Big bunker companies are huge organisations and the actual cost of doing a deal in terms of back office, invoicing etc is well over a thousand dollars for most, and considerably more for some I would guess, certainly once credit reports and the above Point One and such are factored in.
Why would you take this stem on for what amounts to break even or even a small loss, if you aren't that bothered about building volumes? Exactly. You leave it.
And what of the price of credit? How much interest would you expect to pay if you borrowed US$2m from the bank for a month or two? A lot.
How much do bunker buyers pay to borrow these sums? Not a lot, I can tell you.
Credit Risk
So gigantically competitive has Singapore been and is still today, that the market won't let you cost your credit risk into the deal. You try to do the 2,000 mt stem and add ten or twelve dollars to cover your $1.2m credit risk and see what happens. You have companies doing it for a dollar margin who will be lucky to break even.
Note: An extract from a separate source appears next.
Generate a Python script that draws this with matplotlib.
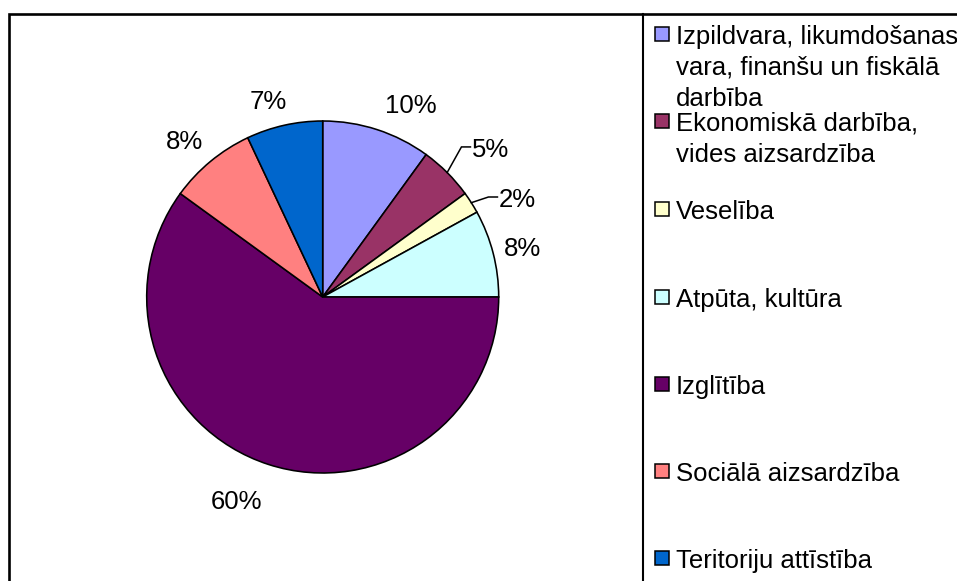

Meanwhile your customer thinks you are greedy for asking such a ludicrous amount over the market and if you carry on not getting anywhere near the market level, you may well eventually stop seeing their enquiries due to a perceived lack of support.
But we cannot criticize a shipowner for taking the lowest price. This mismatch is merely an effect of market competition, nothing more.
Hard Won Cash
So if you want to do the business - not just in Singapore - then low margins are a fact of life. Some stems get done at cost. That's how it is.
But why should the bunker traders use their cashflow to support the customers in what amounts to a short-term high-ticket bankloan, just for the sake of getting the order over the other guy who quoted higher?
I'd suggest the big and successful bunker traders have mastered the art of using cashflow wisely, and increasingly I've noted a tendency in the last three or four years for the big boys (a lot of them at any rate) to leave the big volume deals alone in places like Singapore and Fujairah precisely because they have better and more intelligent things to do with their piles of (very) hard won cash.
The big bunker companies that will be the most successful in future are the ones who think commercially about every deal and who are unafraid to walk away from an enquiry if it doesn't make them a worthy amount of money.
A section of the Singapore business is so stupidly competitive that the business case is as flimsy as the strappy glittery tops the Orchard Towers designer denizens wear. So I'm told.
Some is good. There are still margins to be made but selection is key, and so is using the relationship with your customer. Do him a favour in Singapore and he may repay you with a tasty enquiry somewhere you are physical or can leverage some serious margins. You choose your deals.
Singapore is not a broadsword market any more. It is one that requires agility and a lot of market savvy. If you have that, then it is still a profitable place to do business despite everything and volume need not define things there.
Speaking in wider terms, I think success can no longer be measured in volume alone.
It's funny how people don't talk as much about the biggest bunker companies and their respective rankings by mentioning volumes any more isn't it?
Size and volume is not all that matters. It's what you do with it that counts.